◆ What is asked: Write the lines out again, from the top of the material to the line containing "const font = 'DejaVu Sans, sans-serif';", pictures excluded.

◆ Data section:
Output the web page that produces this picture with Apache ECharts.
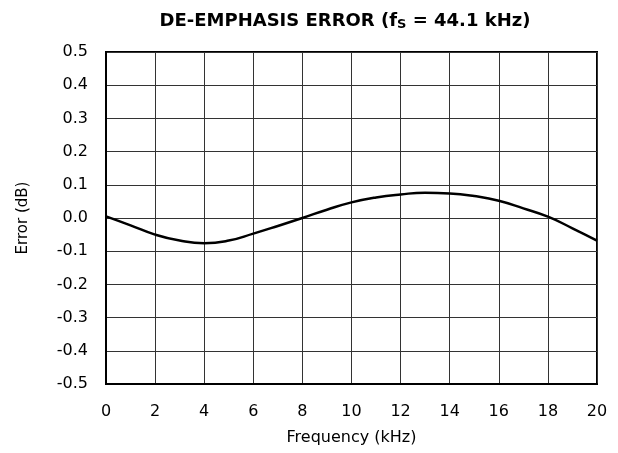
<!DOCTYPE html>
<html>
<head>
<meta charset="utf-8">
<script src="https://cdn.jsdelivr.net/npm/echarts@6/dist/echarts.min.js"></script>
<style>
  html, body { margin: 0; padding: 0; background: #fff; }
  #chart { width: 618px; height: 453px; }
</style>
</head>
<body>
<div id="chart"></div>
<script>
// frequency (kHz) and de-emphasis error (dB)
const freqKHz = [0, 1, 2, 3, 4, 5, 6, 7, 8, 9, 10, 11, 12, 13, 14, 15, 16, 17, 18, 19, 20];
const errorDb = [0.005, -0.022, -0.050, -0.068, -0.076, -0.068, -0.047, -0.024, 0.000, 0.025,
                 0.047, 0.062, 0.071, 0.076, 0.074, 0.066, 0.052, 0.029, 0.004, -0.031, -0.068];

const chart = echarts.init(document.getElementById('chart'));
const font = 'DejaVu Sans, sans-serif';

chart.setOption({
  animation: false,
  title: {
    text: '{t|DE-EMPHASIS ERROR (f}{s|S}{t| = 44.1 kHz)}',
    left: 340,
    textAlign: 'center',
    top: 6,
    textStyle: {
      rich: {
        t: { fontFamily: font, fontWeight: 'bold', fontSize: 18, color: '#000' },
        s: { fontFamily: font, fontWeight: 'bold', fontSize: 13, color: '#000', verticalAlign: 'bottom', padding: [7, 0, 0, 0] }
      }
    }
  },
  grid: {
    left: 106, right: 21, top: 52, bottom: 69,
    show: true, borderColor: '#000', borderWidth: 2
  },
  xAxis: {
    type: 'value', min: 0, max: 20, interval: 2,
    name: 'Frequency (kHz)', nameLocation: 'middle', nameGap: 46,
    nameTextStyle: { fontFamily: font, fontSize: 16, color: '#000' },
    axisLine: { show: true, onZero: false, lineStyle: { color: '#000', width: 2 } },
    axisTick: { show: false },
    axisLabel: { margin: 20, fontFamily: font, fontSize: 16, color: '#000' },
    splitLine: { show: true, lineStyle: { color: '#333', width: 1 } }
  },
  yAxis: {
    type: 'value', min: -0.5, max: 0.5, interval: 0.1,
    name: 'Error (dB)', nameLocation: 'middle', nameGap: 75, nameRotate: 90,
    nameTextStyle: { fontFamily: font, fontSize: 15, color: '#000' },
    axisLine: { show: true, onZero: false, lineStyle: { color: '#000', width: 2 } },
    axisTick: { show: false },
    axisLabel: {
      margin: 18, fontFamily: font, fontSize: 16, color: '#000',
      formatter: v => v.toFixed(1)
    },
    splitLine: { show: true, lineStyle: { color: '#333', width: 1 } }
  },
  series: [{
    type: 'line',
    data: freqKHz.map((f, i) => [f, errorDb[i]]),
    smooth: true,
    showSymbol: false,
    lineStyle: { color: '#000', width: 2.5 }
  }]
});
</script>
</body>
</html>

◆ The result:
Output the web page that produces this picture with Apache ECharts.
<!DOCTYPE html>
<html>
<head>
<meta charset="utf-8">
<script src="https://cdn.jsdelivr.net/npm/echarts@6/dist/echarts.min.js"></script>
<style>
  html, body { margin: 0; padding: 0; background: #fff; }
  #chart { width: 618px; height: 453px; }
</style>
</head>
<body>
<div id="chart"></div>
<script>
// frequency (kHz) and de-emphasis error (dB)
const freqKHz = [0, 1, 2, 3, 4, 5, 6, 7, 8, 9, 10, 11, 12, 13, 14, 15, 16, 17, 18, 19, 20];
const errorDb = [0.005, -0.022, -0.050, -0.068, -0.076, -0.068, -0.047, -0.024, 0.000, 0.025,
                 0.047, 0.062, 0.071, 0.076, 0.074, 0.066, 0.052, 0.029, 0.004, -0.031, -0.068];

const chart = echarts.init(document.getElementById('chart'));
const font = 'DejaVu Sans, sans-serif';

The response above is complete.